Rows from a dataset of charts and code
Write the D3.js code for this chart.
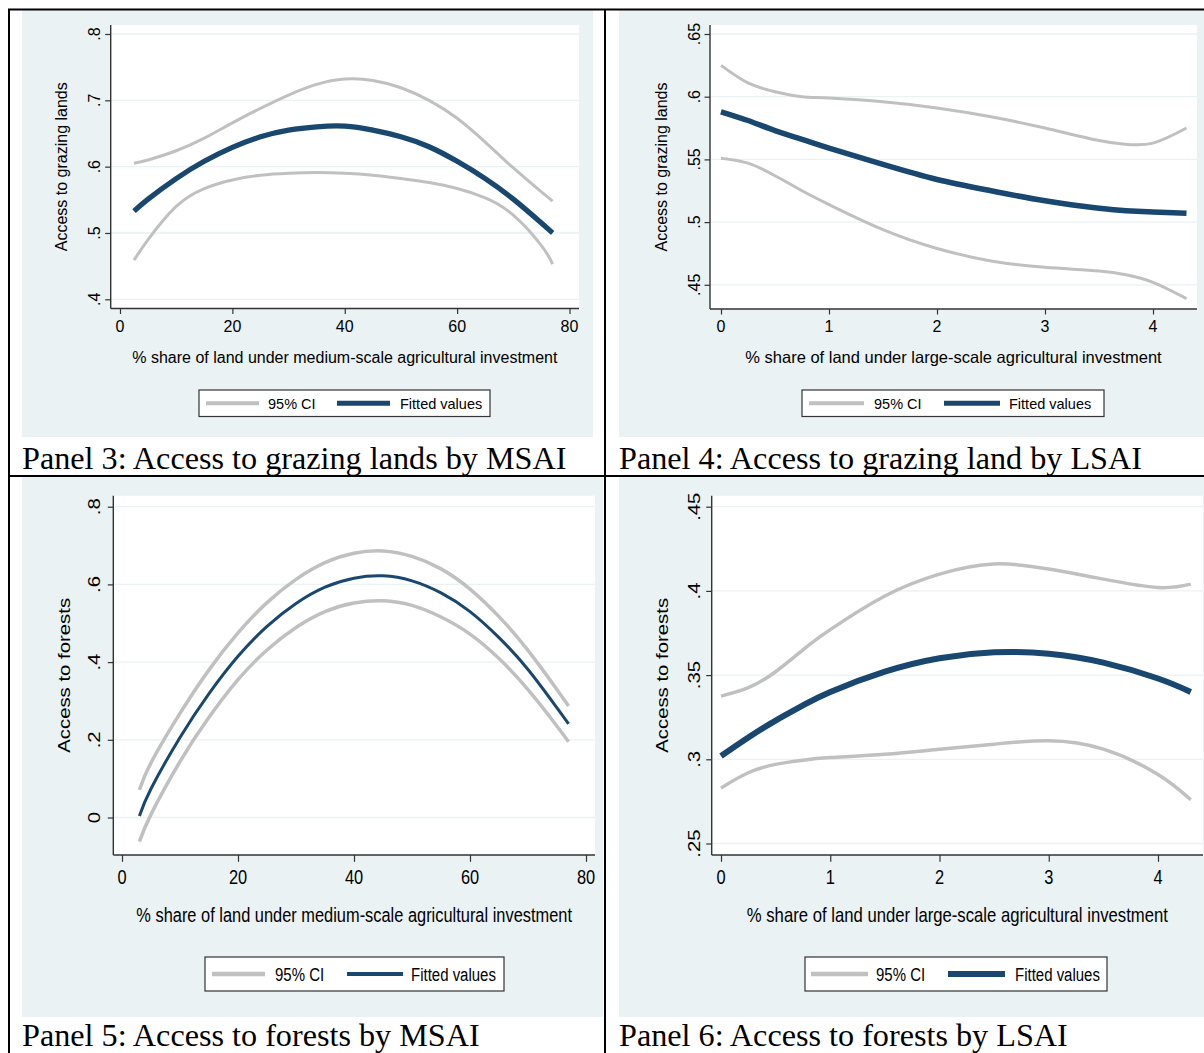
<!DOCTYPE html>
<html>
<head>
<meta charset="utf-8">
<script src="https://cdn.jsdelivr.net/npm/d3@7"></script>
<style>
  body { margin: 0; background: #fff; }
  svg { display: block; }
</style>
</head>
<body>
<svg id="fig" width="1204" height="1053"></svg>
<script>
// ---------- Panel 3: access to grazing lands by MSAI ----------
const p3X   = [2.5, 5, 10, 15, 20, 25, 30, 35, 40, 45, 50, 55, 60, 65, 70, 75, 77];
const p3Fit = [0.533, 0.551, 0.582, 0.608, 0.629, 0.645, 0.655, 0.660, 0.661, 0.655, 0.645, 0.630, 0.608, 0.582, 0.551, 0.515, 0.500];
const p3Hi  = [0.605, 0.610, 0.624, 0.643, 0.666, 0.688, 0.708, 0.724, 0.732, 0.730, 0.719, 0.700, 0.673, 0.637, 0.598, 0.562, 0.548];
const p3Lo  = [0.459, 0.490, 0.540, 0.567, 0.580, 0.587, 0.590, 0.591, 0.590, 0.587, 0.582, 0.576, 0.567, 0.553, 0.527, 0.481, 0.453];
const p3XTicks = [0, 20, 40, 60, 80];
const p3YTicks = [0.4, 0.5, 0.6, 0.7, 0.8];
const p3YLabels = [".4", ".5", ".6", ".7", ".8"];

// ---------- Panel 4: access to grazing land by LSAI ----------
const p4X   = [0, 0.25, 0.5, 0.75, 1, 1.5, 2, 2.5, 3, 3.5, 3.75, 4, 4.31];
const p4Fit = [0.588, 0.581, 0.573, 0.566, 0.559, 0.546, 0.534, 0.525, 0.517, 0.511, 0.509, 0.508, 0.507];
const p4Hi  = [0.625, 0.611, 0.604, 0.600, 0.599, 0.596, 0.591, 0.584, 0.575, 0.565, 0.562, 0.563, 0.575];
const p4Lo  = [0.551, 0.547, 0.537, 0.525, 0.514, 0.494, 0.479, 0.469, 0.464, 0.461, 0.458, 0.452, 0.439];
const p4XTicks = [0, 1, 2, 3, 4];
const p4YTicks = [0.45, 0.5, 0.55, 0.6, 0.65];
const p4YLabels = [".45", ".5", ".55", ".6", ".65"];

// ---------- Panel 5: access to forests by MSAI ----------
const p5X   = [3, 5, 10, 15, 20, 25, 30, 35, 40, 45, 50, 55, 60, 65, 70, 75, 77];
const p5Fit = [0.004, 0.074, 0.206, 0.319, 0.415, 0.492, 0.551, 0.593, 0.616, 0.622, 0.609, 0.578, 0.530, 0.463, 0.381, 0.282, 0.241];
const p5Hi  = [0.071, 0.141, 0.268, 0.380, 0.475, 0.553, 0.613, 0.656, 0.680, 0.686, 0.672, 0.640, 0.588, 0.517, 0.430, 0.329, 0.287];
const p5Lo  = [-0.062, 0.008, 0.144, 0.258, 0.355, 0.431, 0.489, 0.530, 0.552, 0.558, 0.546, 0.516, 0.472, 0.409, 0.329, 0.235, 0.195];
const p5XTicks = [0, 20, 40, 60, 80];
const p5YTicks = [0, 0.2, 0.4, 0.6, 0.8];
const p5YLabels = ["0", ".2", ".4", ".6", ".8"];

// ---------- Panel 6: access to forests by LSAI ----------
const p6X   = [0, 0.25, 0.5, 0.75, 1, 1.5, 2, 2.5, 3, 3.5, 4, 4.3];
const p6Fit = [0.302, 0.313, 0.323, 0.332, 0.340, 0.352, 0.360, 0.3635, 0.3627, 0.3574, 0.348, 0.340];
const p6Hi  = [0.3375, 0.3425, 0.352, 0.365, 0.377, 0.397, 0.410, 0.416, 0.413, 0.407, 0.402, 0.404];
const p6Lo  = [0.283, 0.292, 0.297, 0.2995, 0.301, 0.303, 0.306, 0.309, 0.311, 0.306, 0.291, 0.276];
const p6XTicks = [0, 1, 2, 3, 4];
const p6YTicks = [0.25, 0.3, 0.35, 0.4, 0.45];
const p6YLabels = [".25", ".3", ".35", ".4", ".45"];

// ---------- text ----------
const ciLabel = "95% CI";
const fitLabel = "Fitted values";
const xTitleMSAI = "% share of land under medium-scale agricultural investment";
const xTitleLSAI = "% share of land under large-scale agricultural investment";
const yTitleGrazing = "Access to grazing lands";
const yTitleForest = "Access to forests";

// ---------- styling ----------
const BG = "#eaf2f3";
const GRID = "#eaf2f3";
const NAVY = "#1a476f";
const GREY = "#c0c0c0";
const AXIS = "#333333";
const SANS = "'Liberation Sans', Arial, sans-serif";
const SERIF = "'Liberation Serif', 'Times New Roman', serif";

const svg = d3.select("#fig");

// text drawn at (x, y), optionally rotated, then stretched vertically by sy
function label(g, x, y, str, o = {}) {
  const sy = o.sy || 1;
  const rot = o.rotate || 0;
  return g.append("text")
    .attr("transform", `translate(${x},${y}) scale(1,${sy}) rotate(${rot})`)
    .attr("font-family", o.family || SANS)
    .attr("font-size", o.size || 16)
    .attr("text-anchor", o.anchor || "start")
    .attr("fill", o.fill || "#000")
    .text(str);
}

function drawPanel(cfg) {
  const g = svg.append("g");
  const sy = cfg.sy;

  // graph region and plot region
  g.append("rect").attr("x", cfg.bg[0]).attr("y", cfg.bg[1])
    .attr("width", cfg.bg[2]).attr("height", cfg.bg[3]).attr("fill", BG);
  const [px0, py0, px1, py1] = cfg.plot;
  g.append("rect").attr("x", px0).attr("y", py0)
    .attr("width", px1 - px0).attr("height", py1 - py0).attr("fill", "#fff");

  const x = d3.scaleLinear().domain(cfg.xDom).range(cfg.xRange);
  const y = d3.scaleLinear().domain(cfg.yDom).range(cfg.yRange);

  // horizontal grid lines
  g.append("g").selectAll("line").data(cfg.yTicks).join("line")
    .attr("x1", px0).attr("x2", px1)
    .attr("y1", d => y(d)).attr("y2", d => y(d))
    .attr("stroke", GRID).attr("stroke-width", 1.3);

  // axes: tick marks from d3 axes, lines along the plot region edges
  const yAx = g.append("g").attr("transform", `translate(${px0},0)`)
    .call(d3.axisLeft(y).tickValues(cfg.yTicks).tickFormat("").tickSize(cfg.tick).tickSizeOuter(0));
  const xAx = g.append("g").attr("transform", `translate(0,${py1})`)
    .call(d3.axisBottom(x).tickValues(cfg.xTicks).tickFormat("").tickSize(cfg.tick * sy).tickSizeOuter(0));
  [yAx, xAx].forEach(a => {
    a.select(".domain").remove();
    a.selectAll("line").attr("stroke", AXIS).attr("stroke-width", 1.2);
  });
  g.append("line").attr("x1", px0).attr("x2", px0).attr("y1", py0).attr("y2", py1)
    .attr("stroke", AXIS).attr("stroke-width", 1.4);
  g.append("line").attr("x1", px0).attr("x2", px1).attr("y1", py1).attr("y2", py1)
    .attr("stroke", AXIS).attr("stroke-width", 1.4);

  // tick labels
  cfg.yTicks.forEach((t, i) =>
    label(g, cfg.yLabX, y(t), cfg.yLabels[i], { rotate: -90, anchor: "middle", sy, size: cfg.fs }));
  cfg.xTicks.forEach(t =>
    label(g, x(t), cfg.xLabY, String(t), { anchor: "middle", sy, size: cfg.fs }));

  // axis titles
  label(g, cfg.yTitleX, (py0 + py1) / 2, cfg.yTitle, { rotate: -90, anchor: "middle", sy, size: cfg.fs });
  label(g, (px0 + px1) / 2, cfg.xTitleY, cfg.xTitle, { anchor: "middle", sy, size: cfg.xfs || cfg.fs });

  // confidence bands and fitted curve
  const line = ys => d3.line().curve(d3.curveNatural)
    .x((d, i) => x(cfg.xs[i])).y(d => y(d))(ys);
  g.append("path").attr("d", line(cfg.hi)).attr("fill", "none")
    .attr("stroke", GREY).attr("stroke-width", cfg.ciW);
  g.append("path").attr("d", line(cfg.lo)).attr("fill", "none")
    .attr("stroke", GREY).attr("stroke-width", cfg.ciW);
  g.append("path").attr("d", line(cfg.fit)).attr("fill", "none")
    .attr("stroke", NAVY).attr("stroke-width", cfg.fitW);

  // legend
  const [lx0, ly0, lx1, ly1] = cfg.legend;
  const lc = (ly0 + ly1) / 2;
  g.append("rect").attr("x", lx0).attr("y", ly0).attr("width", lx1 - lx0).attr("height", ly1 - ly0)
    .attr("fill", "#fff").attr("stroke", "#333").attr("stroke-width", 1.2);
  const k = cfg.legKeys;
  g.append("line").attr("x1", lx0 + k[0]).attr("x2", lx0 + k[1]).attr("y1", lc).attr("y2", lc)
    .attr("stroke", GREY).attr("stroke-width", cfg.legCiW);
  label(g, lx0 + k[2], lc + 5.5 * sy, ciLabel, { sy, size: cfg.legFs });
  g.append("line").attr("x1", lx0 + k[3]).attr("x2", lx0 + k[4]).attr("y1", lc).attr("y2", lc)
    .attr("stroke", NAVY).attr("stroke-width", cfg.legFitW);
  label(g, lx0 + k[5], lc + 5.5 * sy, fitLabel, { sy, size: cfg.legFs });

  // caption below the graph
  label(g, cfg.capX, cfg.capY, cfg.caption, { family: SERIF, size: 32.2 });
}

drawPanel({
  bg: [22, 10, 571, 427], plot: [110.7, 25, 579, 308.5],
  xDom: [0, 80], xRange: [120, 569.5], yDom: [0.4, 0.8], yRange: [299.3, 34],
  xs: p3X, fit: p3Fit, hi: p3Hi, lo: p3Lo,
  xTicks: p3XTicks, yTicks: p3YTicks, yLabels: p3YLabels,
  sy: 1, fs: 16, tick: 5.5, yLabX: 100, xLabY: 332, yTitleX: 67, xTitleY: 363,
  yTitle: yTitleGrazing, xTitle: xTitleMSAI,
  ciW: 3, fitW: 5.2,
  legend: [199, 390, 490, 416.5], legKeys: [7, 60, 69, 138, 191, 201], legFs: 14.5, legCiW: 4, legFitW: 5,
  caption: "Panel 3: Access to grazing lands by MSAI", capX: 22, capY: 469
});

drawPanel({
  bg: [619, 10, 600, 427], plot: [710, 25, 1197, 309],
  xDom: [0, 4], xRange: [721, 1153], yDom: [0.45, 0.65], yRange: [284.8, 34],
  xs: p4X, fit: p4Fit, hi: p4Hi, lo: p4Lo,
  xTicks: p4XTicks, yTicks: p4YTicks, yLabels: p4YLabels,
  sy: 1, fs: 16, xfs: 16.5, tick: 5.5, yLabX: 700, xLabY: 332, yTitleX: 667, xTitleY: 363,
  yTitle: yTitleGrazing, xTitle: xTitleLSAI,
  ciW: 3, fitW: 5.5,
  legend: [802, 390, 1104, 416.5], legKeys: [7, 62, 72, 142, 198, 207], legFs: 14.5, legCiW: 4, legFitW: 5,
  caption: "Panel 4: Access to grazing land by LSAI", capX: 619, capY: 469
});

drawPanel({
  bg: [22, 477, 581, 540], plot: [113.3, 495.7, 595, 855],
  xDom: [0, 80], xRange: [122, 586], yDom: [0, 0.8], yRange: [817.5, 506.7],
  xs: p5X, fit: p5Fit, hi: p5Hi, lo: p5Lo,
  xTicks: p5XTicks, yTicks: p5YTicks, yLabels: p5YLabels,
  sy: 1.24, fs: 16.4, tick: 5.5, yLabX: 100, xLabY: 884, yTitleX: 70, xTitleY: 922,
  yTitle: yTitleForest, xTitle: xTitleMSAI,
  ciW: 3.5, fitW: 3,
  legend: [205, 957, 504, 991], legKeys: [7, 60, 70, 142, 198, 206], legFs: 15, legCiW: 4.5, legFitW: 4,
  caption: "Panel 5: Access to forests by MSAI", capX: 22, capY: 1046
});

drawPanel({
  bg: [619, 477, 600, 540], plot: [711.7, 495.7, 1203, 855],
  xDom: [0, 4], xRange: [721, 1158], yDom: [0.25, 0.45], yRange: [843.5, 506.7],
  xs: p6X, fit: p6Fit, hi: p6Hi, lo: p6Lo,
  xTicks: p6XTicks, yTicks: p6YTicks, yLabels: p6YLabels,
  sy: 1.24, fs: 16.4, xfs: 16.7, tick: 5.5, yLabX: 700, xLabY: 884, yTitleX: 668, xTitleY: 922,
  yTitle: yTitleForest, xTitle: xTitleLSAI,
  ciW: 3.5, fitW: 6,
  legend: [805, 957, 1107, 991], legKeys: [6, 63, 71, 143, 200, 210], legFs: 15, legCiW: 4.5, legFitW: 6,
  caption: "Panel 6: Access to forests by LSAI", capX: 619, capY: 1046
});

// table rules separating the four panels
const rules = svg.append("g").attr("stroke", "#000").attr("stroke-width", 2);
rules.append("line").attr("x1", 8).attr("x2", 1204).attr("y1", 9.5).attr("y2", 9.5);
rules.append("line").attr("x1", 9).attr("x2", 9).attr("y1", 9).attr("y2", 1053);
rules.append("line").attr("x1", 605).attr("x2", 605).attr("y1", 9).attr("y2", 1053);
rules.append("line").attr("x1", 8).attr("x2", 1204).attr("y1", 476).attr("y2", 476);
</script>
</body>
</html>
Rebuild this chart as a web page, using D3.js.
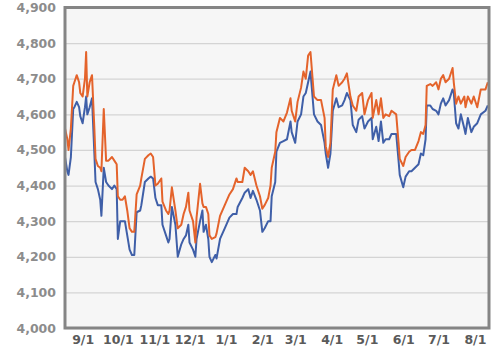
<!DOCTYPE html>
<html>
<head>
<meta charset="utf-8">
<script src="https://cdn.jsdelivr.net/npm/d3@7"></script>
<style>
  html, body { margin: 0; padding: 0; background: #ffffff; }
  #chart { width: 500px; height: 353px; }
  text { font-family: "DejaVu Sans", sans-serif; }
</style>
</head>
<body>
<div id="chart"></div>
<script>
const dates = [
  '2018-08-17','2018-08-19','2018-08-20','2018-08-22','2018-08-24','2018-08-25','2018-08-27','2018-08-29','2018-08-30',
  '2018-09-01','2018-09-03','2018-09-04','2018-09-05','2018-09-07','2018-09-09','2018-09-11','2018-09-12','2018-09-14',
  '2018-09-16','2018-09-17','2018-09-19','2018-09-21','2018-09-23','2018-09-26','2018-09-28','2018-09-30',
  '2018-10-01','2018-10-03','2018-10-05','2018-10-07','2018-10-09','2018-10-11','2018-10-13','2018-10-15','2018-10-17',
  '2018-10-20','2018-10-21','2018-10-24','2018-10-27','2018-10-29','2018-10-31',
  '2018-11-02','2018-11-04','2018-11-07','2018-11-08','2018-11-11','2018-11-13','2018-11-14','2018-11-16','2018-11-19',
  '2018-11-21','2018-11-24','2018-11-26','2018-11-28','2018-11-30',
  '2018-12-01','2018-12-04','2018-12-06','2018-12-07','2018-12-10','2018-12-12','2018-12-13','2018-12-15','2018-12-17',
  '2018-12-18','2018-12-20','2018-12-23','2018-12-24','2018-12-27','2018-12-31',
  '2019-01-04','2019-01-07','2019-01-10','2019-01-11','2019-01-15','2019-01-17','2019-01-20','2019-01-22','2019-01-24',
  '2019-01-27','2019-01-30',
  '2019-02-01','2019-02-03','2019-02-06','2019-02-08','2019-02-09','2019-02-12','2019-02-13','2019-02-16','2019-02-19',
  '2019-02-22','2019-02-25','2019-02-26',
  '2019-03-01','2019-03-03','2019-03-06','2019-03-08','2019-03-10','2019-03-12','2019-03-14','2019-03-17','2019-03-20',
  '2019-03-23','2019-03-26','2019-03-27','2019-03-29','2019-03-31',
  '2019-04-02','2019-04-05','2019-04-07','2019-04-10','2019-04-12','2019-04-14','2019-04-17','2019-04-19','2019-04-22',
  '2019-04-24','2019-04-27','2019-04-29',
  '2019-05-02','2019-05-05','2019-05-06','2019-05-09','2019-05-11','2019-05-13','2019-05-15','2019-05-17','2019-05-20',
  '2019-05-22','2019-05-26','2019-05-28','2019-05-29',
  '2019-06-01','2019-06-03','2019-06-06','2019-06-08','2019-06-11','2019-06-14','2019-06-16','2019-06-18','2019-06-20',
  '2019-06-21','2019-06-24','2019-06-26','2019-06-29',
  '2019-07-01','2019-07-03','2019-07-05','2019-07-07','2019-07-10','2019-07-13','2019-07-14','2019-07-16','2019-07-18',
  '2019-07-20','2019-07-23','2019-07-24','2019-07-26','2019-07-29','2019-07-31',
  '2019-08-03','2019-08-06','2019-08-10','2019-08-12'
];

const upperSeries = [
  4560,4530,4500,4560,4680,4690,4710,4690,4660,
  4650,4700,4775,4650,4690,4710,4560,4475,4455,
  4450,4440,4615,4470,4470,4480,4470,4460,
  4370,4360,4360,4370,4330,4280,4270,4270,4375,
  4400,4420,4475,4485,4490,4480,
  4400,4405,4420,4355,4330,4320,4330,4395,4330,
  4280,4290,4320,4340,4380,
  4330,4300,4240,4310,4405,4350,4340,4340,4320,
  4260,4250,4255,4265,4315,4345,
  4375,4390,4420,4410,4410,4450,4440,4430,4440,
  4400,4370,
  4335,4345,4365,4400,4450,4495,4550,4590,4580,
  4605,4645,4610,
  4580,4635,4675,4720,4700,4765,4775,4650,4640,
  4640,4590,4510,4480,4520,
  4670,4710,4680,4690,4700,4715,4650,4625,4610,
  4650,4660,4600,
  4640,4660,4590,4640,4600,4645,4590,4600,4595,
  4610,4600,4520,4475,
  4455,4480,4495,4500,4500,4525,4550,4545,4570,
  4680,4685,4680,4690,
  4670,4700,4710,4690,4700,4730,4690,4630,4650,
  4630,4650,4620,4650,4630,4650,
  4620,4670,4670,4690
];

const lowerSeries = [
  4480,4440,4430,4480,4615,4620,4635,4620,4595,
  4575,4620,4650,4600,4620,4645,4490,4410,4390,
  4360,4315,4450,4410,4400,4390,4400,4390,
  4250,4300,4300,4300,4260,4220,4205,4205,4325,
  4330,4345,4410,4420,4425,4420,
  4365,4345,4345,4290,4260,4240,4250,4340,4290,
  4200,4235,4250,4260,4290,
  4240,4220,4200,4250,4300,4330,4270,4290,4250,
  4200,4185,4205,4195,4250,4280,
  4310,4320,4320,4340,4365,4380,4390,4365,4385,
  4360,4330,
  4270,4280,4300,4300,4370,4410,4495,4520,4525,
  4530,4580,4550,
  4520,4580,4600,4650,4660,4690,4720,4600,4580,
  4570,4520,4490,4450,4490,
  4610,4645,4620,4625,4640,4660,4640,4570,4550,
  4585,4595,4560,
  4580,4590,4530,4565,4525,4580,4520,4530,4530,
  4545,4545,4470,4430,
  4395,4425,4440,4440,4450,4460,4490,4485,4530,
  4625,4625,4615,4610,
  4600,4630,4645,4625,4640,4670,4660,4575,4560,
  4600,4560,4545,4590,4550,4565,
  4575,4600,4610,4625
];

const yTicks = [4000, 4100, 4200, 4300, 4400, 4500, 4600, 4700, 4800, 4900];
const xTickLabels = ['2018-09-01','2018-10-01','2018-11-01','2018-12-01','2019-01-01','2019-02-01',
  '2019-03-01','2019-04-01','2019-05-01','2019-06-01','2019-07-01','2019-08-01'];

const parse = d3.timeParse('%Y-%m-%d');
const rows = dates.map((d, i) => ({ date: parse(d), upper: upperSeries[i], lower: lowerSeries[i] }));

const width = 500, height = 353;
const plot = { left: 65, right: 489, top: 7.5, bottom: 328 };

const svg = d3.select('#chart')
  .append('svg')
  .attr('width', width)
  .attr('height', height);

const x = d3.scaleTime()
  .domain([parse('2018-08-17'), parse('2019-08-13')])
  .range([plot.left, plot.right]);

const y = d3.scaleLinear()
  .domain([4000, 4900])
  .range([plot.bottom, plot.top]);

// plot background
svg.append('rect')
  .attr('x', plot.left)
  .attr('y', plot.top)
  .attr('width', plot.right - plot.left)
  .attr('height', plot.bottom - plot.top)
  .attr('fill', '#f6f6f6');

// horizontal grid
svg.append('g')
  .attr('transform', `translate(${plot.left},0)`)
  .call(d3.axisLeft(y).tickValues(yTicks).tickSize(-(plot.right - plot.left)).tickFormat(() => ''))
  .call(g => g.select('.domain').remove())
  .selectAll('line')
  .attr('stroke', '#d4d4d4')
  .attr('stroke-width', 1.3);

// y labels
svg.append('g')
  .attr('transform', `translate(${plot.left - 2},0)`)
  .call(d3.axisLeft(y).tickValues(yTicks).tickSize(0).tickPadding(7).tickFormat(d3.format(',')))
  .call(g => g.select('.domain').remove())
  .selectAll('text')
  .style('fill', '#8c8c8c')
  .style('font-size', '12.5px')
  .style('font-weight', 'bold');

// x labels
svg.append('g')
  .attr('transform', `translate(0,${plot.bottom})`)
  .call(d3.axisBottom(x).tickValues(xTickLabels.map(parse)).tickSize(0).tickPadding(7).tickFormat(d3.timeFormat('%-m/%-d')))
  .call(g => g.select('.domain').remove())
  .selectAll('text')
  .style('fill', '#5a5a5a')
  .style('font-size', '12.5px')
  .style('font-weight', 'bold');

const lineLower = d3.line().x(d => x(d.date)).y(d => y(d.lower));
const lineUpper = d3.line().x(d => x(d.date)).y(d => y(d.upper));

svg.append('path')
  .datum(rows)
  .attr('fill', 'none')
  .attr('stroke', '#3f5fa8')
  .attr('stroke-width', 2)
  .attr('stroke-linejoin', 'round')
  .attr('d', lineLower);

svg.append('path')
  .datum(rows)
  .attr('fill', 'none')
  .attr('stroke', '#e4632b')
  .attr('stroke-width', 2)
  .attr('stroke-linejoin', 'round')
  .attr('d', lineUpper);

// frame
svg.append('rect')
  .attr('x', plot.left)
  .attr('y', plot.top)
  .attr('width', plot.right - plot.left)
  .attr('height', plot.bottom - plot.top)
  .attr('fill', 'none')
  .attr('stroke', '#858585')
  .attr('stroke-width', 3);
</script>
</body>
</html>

> REQUEST
Where a line in the entries holds "this", copy that line.

> WRITTEN RESPONSE
Write the D3.js code for this chart.
Rebuild this chart as a web page, using D3.js.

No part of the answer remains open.